### DATA EXCERPTS:

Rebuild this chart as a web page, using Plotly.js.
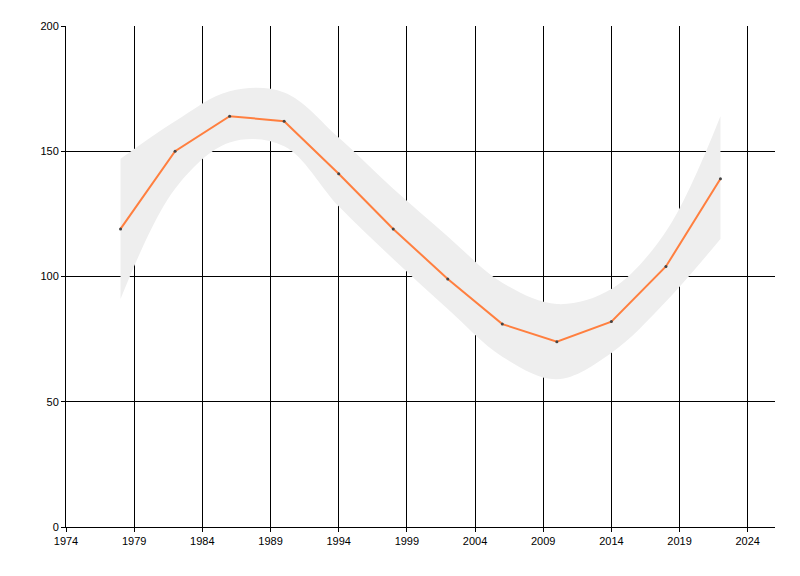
<!DOCTYPE html>
<html>
<head>
<meta charset="utf-8">
<script src="https://cdn.plot.ly/plotly-3.0.1.min.js"></script>
<style>
  html, body { margin: 0; padding: 0; background: #fff; }
  #chart { width: 800px; height: 576px; }
</style>
</head>
<body>
<div id="chart"></div>
<script>
// values
var years = [1978, 1982, 1986, 1990, 1994, 1998, 2002, 2006, 2010, 2014, 2018, 2022];
var values = [119, 150, 164, 162, 141, 119, 99, 81, 74, 82, 104, 139];
var upper = [147, 162, 174, 173.5, 155.5, 135, 116, 97.5, 89, 95, 118, 164];
var lower = [91, 135, 153.5, 152, 128, 107, 87, 68, 59, 69.5, 90, 115];

var bandLow = {
  x: years, y: lower,
  mode: 'lines',
  line: { width: 0, shape: 'spline', smoothing: 1 },
  hoverinfo: 'skip',
  showlegend: false
};

var bandHigh = {
  x: years, y: upper,
  mode: 'lines',
  line: { width: 0, shape: 'spline', smoothing: 1 },
  fill: 'tonexty',
  fillcolor: '#eeeeee',
  hoverinfo: 'skip',
  showlegend: false
};

var series = {
  x: years, y: values,
  mode: 'lines+markers',
  line: { color: '#ff7f3f', width: 2 },
  marker: { color: '#444444', size: 3 },
  showlegend: false
};

var layout = {
  width: 800,
  height: 576,
  margin: { l: 66, r: 25, t: 26, b: 49 },
  paper_bgcolor: '#ffffff',
  plot_bgcolor: '#ffffff',
  font: { family: 'Liberation Sans, Arial, sans-serif', size: 11, color: '#000000' },
  xaxis: {
    range: [1974, 2026],
    tick0: 1974, dtick: 5,
    showgrid: true, gridcolor: '#000000', gridwidth: 1,
    showline: true, linecolor: '#000000', linewidth: 1,
    ticks: 'outside', ticklen: 4, tickcolor: '#000000',
    zeroline: false
  },
  yaxis: {
    range: [0, 200],
    tick0: 0, dtick: 50,
    showgrid: true, gridcolor: '#000000', gridwidth: 1,
    showline: true, linecolor: '#000000', linewidth: 1,
    ticks: 'outside', ticklen: 4, tickcolor: '#000000',
    zeroline: false
  }
};

Plotly.newPlot('chart', [bandLow, bandHigh, series], layout, { staticPlot: true });
</script>
</body>
</html>
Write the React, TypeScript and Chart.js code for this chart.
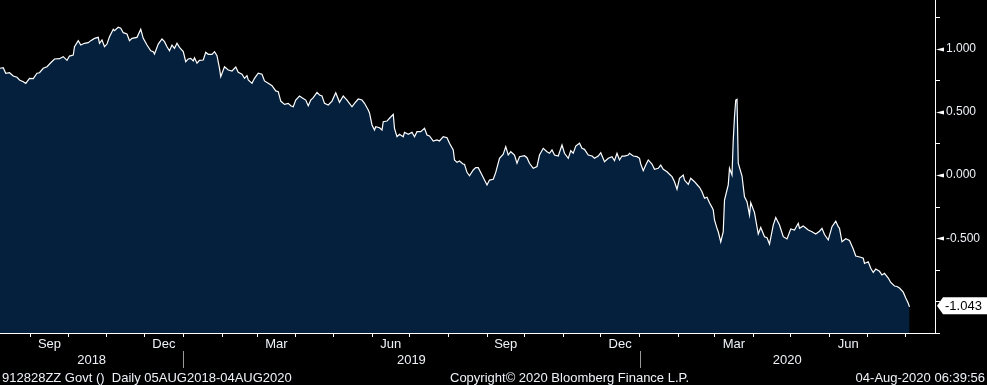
import React, { useEffect, useRef } from 'react';
import { Chart, registerables } from 'chart.js';

Chart.register(...registerables);

// ---------- DATA ----------
const START_DATE = '2018-08-05'; // day 0 of the series
// days since START_DATE
const dayOffsets = [
  2, 5, 7, 10, 13, 16, 18, 21, 23, 26, 29, 32, 34, 37, 40, 43, 46, 50, 53, 56, 58, 61, 62, 65, 67, 70, 73, 75, 78, 81,
  82, 84, 86, 88, 90, 93, 94, 97, 99, 101, 104, 106, 108, 112, 115, 117, 120, 123, 125, 126, 129, 132, 134, 136, 138, 140, 142, 144, 146, 149,
  151, 153, 155, 157, 158, 160, 162, 165, 167, 169, 172, 174, 176, 178, 179, 182, 185, 188, 191, 193, 196, 198, 200, 201, 204, 206, 209, 212, 214, 217,
  220, 223, 225, 227, 230, 233, 235, 237, 239, 242, 244, 247, 249, 251, 253, 256, 258, 260, 262, 265, 268, 271, 274, 277, 280, 284, 286, 289, 292, 294,
  297, 298, 300, 302, 303, 306, 308, 309, 312, 314, 317, 318, 320, 322, 325, 326, 329, 332, 334, 336, 339, 342, 344, 346, 349, 352, 354, 357, 360, 362,
  365, 366, 368, 370, 373, 374, 376, 378, 381, 383, 385, 388, 390, 392, 394, 397, 399, 402, 405, 407, 409, 411, 414, 416, 418, 422, 424, 426, 429, 432,
  434, 437, 440, 442, 444, 446, 449, 452, 454, 457, 459, 461, 463, 466, 468, 470, 473, 476, 478, 481, 483, 486, 489, 492, 494, 496, 498, 500, 502, 505,
  506, 509, 512, 514, 515, 517, 519, 521, 524, 526, 529, 531, 533, 536, 538, 540, 542, 544, 546, 549, 550, 553, 555, 558, 561, 562, 564, 566, 568, 570,
  572, 573, 574, 576, 577, 579, 581, 582, 585, 586, 588, 589, 590, 591, 592, 593, 596, 598, 600, 602, 603, 606, 609, 611, 614, 616, 618, 621, 623, 626,
  629, 632, 635, 638, 641, 642, 645, 649, 652, 655, 658, 660, 662, 665, 668, 671, 673, 674, 676, 679, 682, 685, 687, 691, 693, 694, 697, 699, 701, 703,
  706, 708, 710, 713, 715, 718, 720, 722, 725, 727, 729, 730,
];
const yieldValues = [
  0.844, 0.849, 0.805, 0.809, 0.783, 0.773, 0.752, 0.738, 0.725, 0.765, 0.762, 0.805, 0.809, 0.844, 0.857, 0.888, 0.918, 0.920, 0.936, 0.907, 0.941, 0.949, 1.015, 1.063, 1.028, 1.042, 1.047, 1.063, 1.081, 1.089,
  1.042, 1.068, 1.015, 1.036, 1.094, 1.153, 1.142, 1.169, 1.161, 1.126, 1.116, 1.063, 1.081, 1.089, 1.153, 1.081, 1.028, 0.983, 0.976, 0.957, 1.036, 1.076, 1.055, 1.015, 0.983, 1.028, 1.002, 1.042, 1.010, 0.976,
  0.896, 0.918, 0.923, 0.902, 0.928, 0.884, 0.907, 0.910, 0.971, 0.955, 0.955, 0.976, 0.944, 0.844, 0.778, 0.857, 0.831, 0.823, 0.854, 0.812, 0.797, 0.765, 0.786, 0.752, 0.725, 0.765, 0.805, 0.797, 0.744, 0.725,
  0.706, 0.665, 0.659, 0.585, 0.559, 0.567, 0.548, 0.540, 0.593, 0.625, 0.612, 0.593, 0.548, 0.593, 0.612, 0.654, 0.633, 0.625, 0.567, 0.554, 0.585, 0.651, 0.575, 0.625, 0.593, 0.540, 0.567, 0.601, 0.593, 0.567,
  0.514, 0.491, 0.396, 0.356, 0.382, 0.374, 0.356, 0.422, 0.427, 0.449, 0.480, 0.369, 0.303, 0.322, 0.303, 0.338, 0.322, 0.338, 0.303, 0.343, 0.343, 0.369, 0.316, 0.309, 0.269, 0.277, 0.269, 0.303, 0.295, 0.251,
  0.198, 0.119, 0.100, 0.111, 0.085, 0.085, 0.021, -0.006, 0.040, 0.058, 0.058, 0.000, -0.040, -0.079, -0.040, -0.034, 0.021, 0.132, 0.164, 0.224, 0.158, 0.184, 0.158, 0.093, 0.145, 0.153, 0.137, 0.093, 0.053, 0.066,
  0.158, 0.211, 0.184, 0.172, 0.198, 0.158, 0.150, 0.237, 0.172, 0.132, 0.192, 0.172, 0.229, 0.251, 0.211, 0.203, 0.158, 0.150, 0.132, 0.150, 0.176, 0.105, 0.132, 0.145, 0.113, 0.172, 0.119, 0.150, 0.150, 0.158,
  0.172, 0.150, 0.145, 0.132, 0.087, 0.034, 0.079, 0.119, 0.087, 0.045, 0.053, 0.079, 0.045, 0.026, 0.006, -0.013, -0.053, -0.113, -0.026, 0.000, -0.040, -0.074, -0.026, -0.053, -0.087, -0.097, -0.132, -0.184, -0.176, -0.219,
  -0.256, -0.277, -0.356, -0.422, -0.449, -0.530, -0.449, -0.198, -0.079, 0.053, 0.000, 0.277, 0.461, 0.593, 0.599, 0.093, -0.008, -0.172, -0.211, -0.316, -0.218, -0.297, -0.467, -0.415, -0.488, -0.496, -0.546, -0.396, -0.336, -0.396,
  -0.488, -0.506, -0.427, -0.435, -0.382, -0.422, -0.403, -0.435, -0.449, -0.467, -0.445, -0.422, -0.471, -0.514, -0.409, -0.366, -0.409, -0.422, -0.528, -0.504, -0.518, -0.585, -0.641, -0.651, -0.659, -0.700, -0.686, -0.738, -0.771, -0.744,
  -0.762, -0.791, -0.778, -0.815, -0.850, -0.878, -0.882, -0.894, -0.927, -0.973, -1.015, -1.043,
];

// axis range (days since START_DATE) and value range
const X_MIN = 2.4;
const X_MAX = 750.4;
const Y_MIN = -1.25;
const Y_MAX = 1.3845;

const yMajorTicks = [1.0, 0.5, 0.0, -0.5];
const yMinorTicks = [1.25, 0.75, 0.25, -0.25, -0.75, -1.0, -1.25];

const monthLabelNames = ['Sep', 'Dec', 'Mar', 'Jun', 'Sep', 'Dec', 'Mar', 'Jun'];
const monthLabelMonths = ['2018-09', '2018-12', '2019-03', '2019-06', '2019-09', '2019-12', '2020-03', '2020-06'];
const yearLabels = ['2018', '2019', '2020'];
const yearBoundaries = ['2019-01-01', '2020-01-01'];

const footerLeft = '912828ZZ Govt ()  Daily 05AUG2018-04AUG2020';
const footerCenter = 'Copyright\u00A9 2020 Bloomberg Finance L.P.';
const footerRight = '04-Aug-2020 06:39:56';

// ---------- helpers ----------
function dayOf(iso: string): number {
  const [y, m, d] = iso.split('-').map(Number);
  const [sy, sm, sd] = START_DATE.split('-').map(Number);
  return (Date.UTC(y, m - 1, d || 1) - Date.UTC(sy, sm - 1, sd)) / 86400000;
}

function monthStarts(): number[] {
  const out: number[] = [];
  for (let y = 2018; y <= 2020; y++) {
    for (let m = 1; m <= 12; m++) {
      const v = dayOf(`${y}-${String(m).padStart(2, '0')}-01`);
      if (v > X_MIN && v < X_MAX) out.push(v);
    }
  }
  return out;
}

function nextMonth(ym: string): string {
  let [y, m] = ym.split('-').map(Number);
  m += 1;
  if (m > 12) { m = 1; y += 1; }
  return `${y}-${String(m).padStart(2, '0')}-01`;
}

const FONT = '"Liberation Sans", Arial, sans-serif';
const TEXT = '#eef2f7';

const bloombergPlugin = {
  id: 'bloombergDecor',
  afterDraw(chart: any) {
    const { ctx, chartArea } = chart;
    const xs = chart.scales.x;
    const ys = chart.scales.y;
    const right = chartArea.right;
    const bottom = chartArea.bottom;
    ctx.save();

    // y tick marks
    ctx.fillStyle = '#ffffff';
    ctx.strokeStyle = '#ffffff';
    ctx.lineWidth = 1;
    yMinorTicks.forEach((v) => {
      const py = Math.round(ys.getPixelForValue(v)) + 0.5;
      ctx.beginPath();
      ctx.moveTo(right, py);
      ctx.lineTo(right + 5, py);
      ctx.stroke();
    });
    yMajorTicks.forEach((v) => {
      const py = Math.round(ys.getPixelForValue(v)) + 0.5;
      ctx.beginPath();
      ctx.moveTo(right + 1, py);
      ctx.lineTo(right + 9, py - 2);
      ctx.lineTo(right + 9, py + 2);
      ctx.closePath();
      ctx.fill();
    });

    // last value box
    const last = yieldValues[yieldValues.length - 1];
    const ly = ys.getPixelForValue(last) - 1;
    ctx.beginPath();
    ctx.moveTo(right + 2, ly);
    ctx.lineTo(right + 8, ly - 8.5);
    ctx.lineTo(chart.width, ly - 8.5);
    ctx.lineTo(chart.width, ly + 8.5);
    ctx.lineTo(right + 8, ly + 8.5);
    ctx.closePath();
    ctx.fillStyle = '#ffffff';
    ctx.fill();
    ctx.fillStyle = '#000000';
    ctx.font = `13px ${FONT}`;
    ctx.textAlign = 'left';
    ctx.textBaseline = 'middle';
    ctx.fillText(last.toFixed(3), right + 10, ly + 1);

    // month labels
    ctx.fillStyle = TEXT;
    ctx.font = `13px ${FONT}`;
    ctx.textAlign = 'center';
    ctx.textBaseline = 'alphabetic';
    monthLabelNames.forEach((name, i) => {
      const a = xs.getPixelForValue(dayOf(monthLabelMonths[i] + '-01'));
      const b = xs.getPixelForValue(dayOf(nextMonth(monthLabelMonths[i])));
      ctx.fillText(name, (a + b) / 2, bottom + 15);
    });

    // year labels and separators
    const bounds = [chartArea.left, ...yearBoundaries.map((d) => xs.getPixelForValue(dayOf(d))), right];
    yearLabels.forEach((yl, i) => {
      ctx.fillText(yl, (bounds[i] + bounds[i + 1]) / 2, bottom + 31);
    });
    ctx.strokeStyle = '#9a9a9a';
    yearBoundaries.forEach((d) => {
      const px = Math.round(xs.getPixelForValue(dayOf(d))) + 0.5;
      ctx.beginPath();
      ctx.moveTo(px, bottom + 18);
      ctx.lineTo(px, bottom + 35);
      ctx.stroke();
    });

    // footer
    ctx.fillStyle = TEXT;
    ctx.textAlign = 'left';
    ctx.fillText(footerLeft, 2, bottom + 49);
    ctx.fillText(footerCenter, 450, bottom + 49);
    ctx.textAlign = 'right';
    ctx.fillText(footerRight, chart.width - 2, bottom + 49);

    ctx.restore();
  },
};

export default function App() {
  const canvasRef = useRef<HTMLCanvasElement | null>(null);

  useEffect(() => {
    const canvas = canvasRef.current;
    if (!canvas) return;
    const points = dayOffsets.map((d, i) => ({ x: d, y: yieldValues[i] }));
    const ticksMonth = monthStarts();
    const chart = new Chart(canvas, {
      type: 'line',
      data: {
        datasets: [
          {
            data: points,
            borderColor: '#ffffff',
            borderWidth: 1.2,
            backgroundColor: '#04203d',
            fill: 'start',
            pointRadius: 0,
            tension: 0,
          },
        ],
      },
      options: {
        animation: false,
        responsive: false,
        devicePixelRatio: 1,
        layout: { padding: 0 },
        plugins: { legend: { display: false }, tooltip: { enabled: false } },
        scales: {
          x: {
            type: 'linear',
            min: X_MIN,
            max: X_MAX,
            afterBuildTicks: (s: any) => {
              s.ticks = ticksMonth.map((v) => ({ value: v }));
            },
            grid: { display: true, drawOnChartArea: false, drawTicks: true, tickLength: 4, color: '#ffffff', lineWidth: 1 },
            border: { display: true, color: '#ffffff', width: 1 },
            ticks: { display: false },
            afterFit: (s: any) => {
              s.height = 52;
              s.paddingLeft = 0;
              s.paddingRight = 0;
            },
          },
          y: {
            position: 'right',
            min: Y_MIN,
            max: Y_MAX,
            afterBuildTicks: (s: any) => {
              s.ticks = [...yMajorTicks, ...yMinorTicks].sort((a, b) => a - b).map((v) => ({ value: v }));
            },
            grid: { drawOnChartArea: false, drawTicks: false },
            border: { display: true, color: '#ffffff', width: 1 },
            ticks: {
              autoSkip: false,
              padding: 11,
              color: TEXT,
              font: { family: FONT, size: 12 },
              callback: (v: any) => (yMajorTicks.includes(Number(v)) ? Number(v).toFixed(3) : ''),
            },
            afterFit: (s: any) => {
              s.width = 52;
              s.paddingTop = 0;
              s.paddingBottom = 0;
            },
          },
        },
      },
      plugins: [bloombergPlugin],
    });
    return () => chart.destroy();
  }, []);

  return (
    <div style={{ position: 'absolute', left: 0, top: 0, width: 987, height: 385, background: '#000000' }}>
      <canvas ref={canvasRef} width={987} height={385} style={{ display: 'block' }} />
    </div>
  );
}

### PROBLEM:
Keep to the stretch from the line containing "Write the React, TypeScript" through the line containing "Chart.register(...registerables);", both ends included, and copy it exactly from the listing above, minus the pictures.

### THE REPLY:
Write the React, TypeScript and Chart.js code for this chart.
import React, { useEffect, useRef } from 'react';
import { Chart, registerables } from 'chart.js';

Chart.register(...registerables);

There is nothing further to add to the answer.